There is, however, a higher-level purpose for measurement that has even greater potential for L&D than predictive analytics. This is the active management of programs and initiatives to deliver planned values. This requires significant analysis to create a plan for the targeted measure and significant analysis during the year (or life of the program) to understand why the measure is not on plan and what steps can be taken to get back on plan before the year ends. This is the hard work of management.

The most complex application of measuring to manage can be found in the planning and execution of a program in support of an important organizational goal, like increasing sales or improving quality. In this case, L&D professionals must work closely with the goal owner (like the head of sales) to confirm that learning has a role to play in helping achieve the goal, agree on the program and the planned impact of learning on the organization goal (like 2 percent higher sales due to learning), and agree on the planned values for all the key efficiency and effectiveness measures required to deliver that impact (like number of participants, timing and application rate).
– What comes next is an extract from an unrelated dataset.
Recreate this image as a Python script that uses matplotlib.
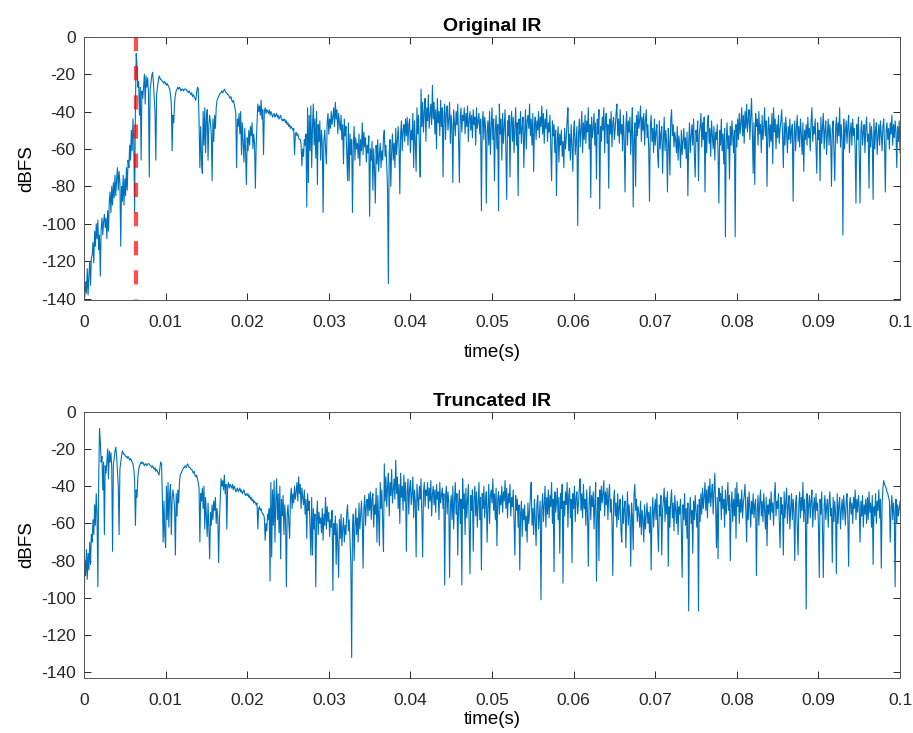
import numpy as np
import matplotlib
matplotlib.use("Agg")
import matplotlib.pyplot as plt

plt.rcParams['font.family'] = ['Liberation Sans', 'DejaVu Sans']
plt.rcParams['axes.unicode_minus'] = False

fs = 10000
ir_db = [
    -136, -139, -131, -137, -124, -138, -128, -120, -133, -118,
    -117, -110, -121, -104, -112, -100, -108, -98, -114, -106,
    -128, -103, -97, -106, -99, -95, -102, -97, -108, -93,
    -104, -88, -83, -94, -80, -90, -78, -86, -74, -85,
    -76, -70, -82, -72, -78, -112, -80, -88, -74, -90,
    -76, -85, -70, -82, -66, -70, -58, -66, -50, -61,
    -44, -55, -94, -38, -9, -16, -27, -24, -42, -27,
    -66, -29, -33, -27, -20, -36, -21, -27, -22, -30,
    -75, -28, -25, -21, -19, -24, -32, -40, -66, -31,
    -27, -24, -21, -22, -23, -23, -24, -24, -25, -24,
    -25, -26, -25, -26, -27, -28, -31, -36, -61, -42,
    -46, -35, -31, -29, -28, -27, -28, -27, -28, -29,
    -28, -28, -29, -28, -28, -28, -29, -29, -30, -29,
    -30, -31, -30, -32, -31, -32, -33, -34, -30, -27,
    -28, -45, -70, -48, -66, -73, -40, -58, -38, -62,
    -44, -39, -66, -47, -42, -46, -52, -77, -44, -56,
    -42, -49, -38, -34, -33, -32, -31, -30, -30, -29,
    -30, -29, -28, -29, -30, -30, -31, -31, -32, -33,
    -32, -34, -35, -34, -36, -38, -41, -70, -44, -48,
    -41, -52, -40, -63, -46, -56, -67, -49, -62, -79,
    -54, -61, -50, -58, -48, -53, -46, -60, -52, -57,
    -81, -58, -47, -36, -40, -37, -42, -34, -44, -39,
    -63, -40, -38, -41, -39, -40, -41, -39, -42, -40,
    -41, -43, -42, -41, -43, -42, -41, -43, -42, -44,
    -43, -42, -44, -45, -44, -45, -44, -46, -45, -47,
    -46, -48, -47, -49, -48, -49, -50, -49, -63, -52,
    -51, -53, -52, -54, -55, -55, -57, -69, -60, -64,
    -55, -58, -52, -91, -38, -78, -42, -61, -37, -70,
    -48, -36, -58, -44, -65, -40, -79, -47, -56, -45,
    -66, -50, -58, -94, -55, -50, -60, -68, -46, -41,
    -52, -44, -49, -40, -47, -43, -38, -48, -35, -44,
    -39, -52, -41, -46, -50, -42, -55, -47, -68, -44,
    -53, -48, -62, -77, -46, -77, -52, -63, -55, -94,
    -58, -48, -66, -54, -60, -57, -65, -52, -69, -55,
    -61, -46, -63, -51, -59, -54, -67, -58, -62, -53,
    -96, -60, -66, -56, -82, -60, -71, -89, -58, -68,
    -55, -72, -63, -57, -70, -61, -66, -54, -50, -64,
    -58, -69, -82, -132, -62, -55, -80, -61, -52, -66,
    -57, -70, -49, -63, -56, -48, -59, -84, -52, -45,
    -61, -50, -47, -56, -44, -53, -43, -58, -47, -44,
    -62, -50, -55, -41, -70, -45, -56, -72, -38, -52,
    -42, -60, -75, -28, -48, -35, -51, -40, -33, -56,
    -38, -45, -31, -49, -42, -36, -47, -26, -44, -35,
    -52, -39, -60, -33, -46, -40, -53, -34, -48, -38,
    -75, -43, -36, -55, -41, -37, -50, -44, -35, -57,
    -42, -48, -78, -39, -46, -53, -40, -47, -36, -55,
    -78, -43, -38, -51, -42, -45, -38, -52, -41, -48,
    -37, -56, -44, -40, -50, -42, -54, -39, -47, -43,
    -58, -38, -49, -45, -41, -52, -44, -93, -46, -40,
    -55, -43, -48, -89, -51, -45, -58, -40, -63, -48,
    -38, -55, -44, -77, -50, -42, -60, -47, -93, -36,
    -52, -44, -66, -41, -57, -48, -39, -61, -87, -45,
    -53, -42, -75, -47, -40, -56, -43, -62, -49, -38,
    -58, -46, -85, -44, -52, -40, -57, -48, -43, -70,
    -51, -39, -60, -45, -42, -49, -36, -53, -44, -58,
    -41, -72, -47, -43, -55, -45, -50, -40, -54, -43,
    -48, -37, -52, -41, -57, -44, -49, -39, -56, -46,
    -51, -42, -60, -77, -45, -53, -47, -62, -50, -85,
    -55, -48, -67, -52, -58, -50, -64, -56, -70, -49,
    -60, -54, -45, -38, -61, -52, -66, -47, -58, -72,
    -50, -45, -63, -55, -48, -101, -53, -44, -59, -49,
    -40, -62, -46, -55, -42, -57, -45, -51, -38, -60,
    -47, -86, -43, -54, -49, -41, -58, -46, -76, -44,
    -52, -39, -92, -48, -56, -43, -50, -38, -62, -45,
    -41, -57, -47, -81, -44, -52, -40, -59, -46, -43,
    -55, -49, -41, -36, -53, -44, -57, -39, -52, -47,
    -61, -42, -55, -83, -48, -40, -58, -45, -51, -43,
    -63, -49, -38, -91, -54, -46, -80, -42, -53, -40,
    -49, -44, -37, -56, -43, -50, -41, -58, -45, -39,
    -54, -47, -60, -88, -48, -42, -56, -49, -62, -44,
    -58, -51, -47, -64, -70, -45, -60, -52, -48, -73,
    -55, -43, -61, -50, -57, -83, -49, -56, -74, -45,
    -39, -53, -47, -59, -51, -55, -62, -48, -66, -53,
    -58, -70, -50, -63, -56, -49, -60, -54, -65, -51,
    -85, -57, -46, -62, -53, -47, -58, -44, -63, -75,
    -50, -56, -45, -77, -52, -48, -41, -59, -46, -55,
    -43, -83, -51, -62, -47, -42, -57, -49, -64, -45,
    -53, -60, -48, -66, -51, -55, -47, -63, -89, -50,
    -58, -44, -61, -52, -68, -49, -107, -56, -46, -60,
    -53, -76, -48, -58, -45, -54, -62, -50, -107, -47,
    -59, -44, -55, -41, -52, -46, -38, -53, -42, -57,
    -40, -49, -36, -51, -44, -39, -55, -43, -33, -50,
    -73, -46, -79, -41, -48, -44, -58, -40, -52, -47,
    -62, -42, -55, -49, -38, -53, -45, -80, -50, -43,
    -59, -47, -56, -41, -68, -38, -51, -44, -60, -47,
    -54, -42, -57, -49, -45, -39, -53, -70, -46, -58,
    -43, -51, -62, -48, -55, -44, -57, -50, -47, -88,
    -53, -45, -61, -49, -42, -56, -48, -59, -44, -52,
    -63, -46, -72, -50, -55, -47, -58, -43, -54, -49,
    -61, -45, -38, -56, -48, -52, -44, -59, -73, -46,
    -55, -50, -77, -43, -57, -48, -41, -60, -50, -45,
    -63, -52, -44, -58, -47, -54, -80, -49, -45, -61,
    -77, -50, -43, -57, -46, -53, -38, -59, -47, -55,
    -106, -44, -60, -50, -45, -57, -48, -42, -62, -51,
    -46, -58, -44, -53, -49, -60, -89, -47, -55, -43,
    -64, -89, -50, -45, -58, -51, -47, -62, -49, -43,
    -56, -52, -81, -46, -59, -48, -55, -87, -44, -60,
    -50, -46, -63, -53, -47, -58, -45, -52, -61, -48,
    -44, -57, -83, -50, -46, -55, -49, -60, -46, -52,
    -42, -58, -47, -54, -45, -51, -70, -48, -56, -45,
    -62, -50, -55, -47, -60, -46, -58, -43, -54, -49,
    -62, -45, -82, -51, -56, -44, -60, -48, -53, -42,
    -57, -47, -84, -50, -41, -37, -39, -40, -41, -43,
    -44, -46, -48, -70, -52, -45, -58, -49, -55, -94,
    -47, -60, -50, -56, -52, -48, -57, -51, -54, -50,
]
trunc_start = 45          # sample where the truncated IR begins
xticks = [0, 0.01, 0.02, 0.03, 0.04, 0.05, 0.06, 0.07, 0.08, 0.09, 0.1]
xticklabels = ['0', '0.01', '0.02', '0.03', '0.04', '0.05', '0.06', '0.07', '0.08', '0.09', '0.1']
yticks = [0, -20, -40, -60, -80, -100, -120, -140]

ir = np.array(ir_db, dtype=float)
t = np.arange(len(ir)) / fs
ir_tr = ir[trunc_start:]
t_tr = np.arange(len(ir_tr)) / fs
t_peak = t[np.argmax(ir)]

blue = '#0072BD'

fig = plt.figure(figsize=(9.13, 7.33), dpi=100)
ax1 = fig.add_axes([0.092, 0.5914, 0.8938, 0.3585])
ax2 = fig.add_axes([0.092, 0.0750, 0.8938, 0.3633])


def style(ax, ylow, xpad):
    ax.set_xlim(0, 0.1)
    ax.set_ylim(ylow, 0)
    ax.set_xticks(xticks)
    ax.set_xticklabels(xticklabels)
    ax.set_yticks(yticks)
    ax.tick_params(direction='in', length=5, width=0.7, colors='#262626',
                   labelsize=12.5, top=True, right=True)
    ax.tick_params(axis='x', pad=11)
    ax.tick_params(axis='y', pad=6)
    for s in ax.spines.values():
        s.set_color('#555555')
        s.set_linewidth(0.7)
    ax.set_xlabel('time(s)', fontsize=13.5, labelpad=xpad)
    ax.set_ylabel('dBFS', fontsize=13.5, labelpad=4)


ax1.plot(t, ir, color=blue, lw=0.8)
ax1.plot([t_peak, t_peak], [0, -140.5], color='red', alpha=0.7, lw=3,
         linestyle=(0, (3.4, 3.6)))
style(ax1, -140.5, 10)
ax1.set_title('Original IR', fontsize=14, fontweight='bold', pad=4)

ax2.plot(t_tr, ir_tr, color=blue, lw=0.8)
style(ax2, -143, 2)
ax2.set_title('Truncated IR', fontsize=14, fontweight='bold', pad=4)

fig.savefig('out.png', dpi=100)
Once the year is underway, it is unlikely everything will go according to plan, so both parties will have to actively manage the key measures to come as close to plan as possible.

In my opinion, data-driven management represents the highest level of maturity in an organization and the greatest opportunity for L&D in the measurement and reporting space. More than any of the other exciting trends discussed so far, this has the potential to deliver the greatest incremental impact for your efforts and to make us the valued, strategic business partners we aspire to become.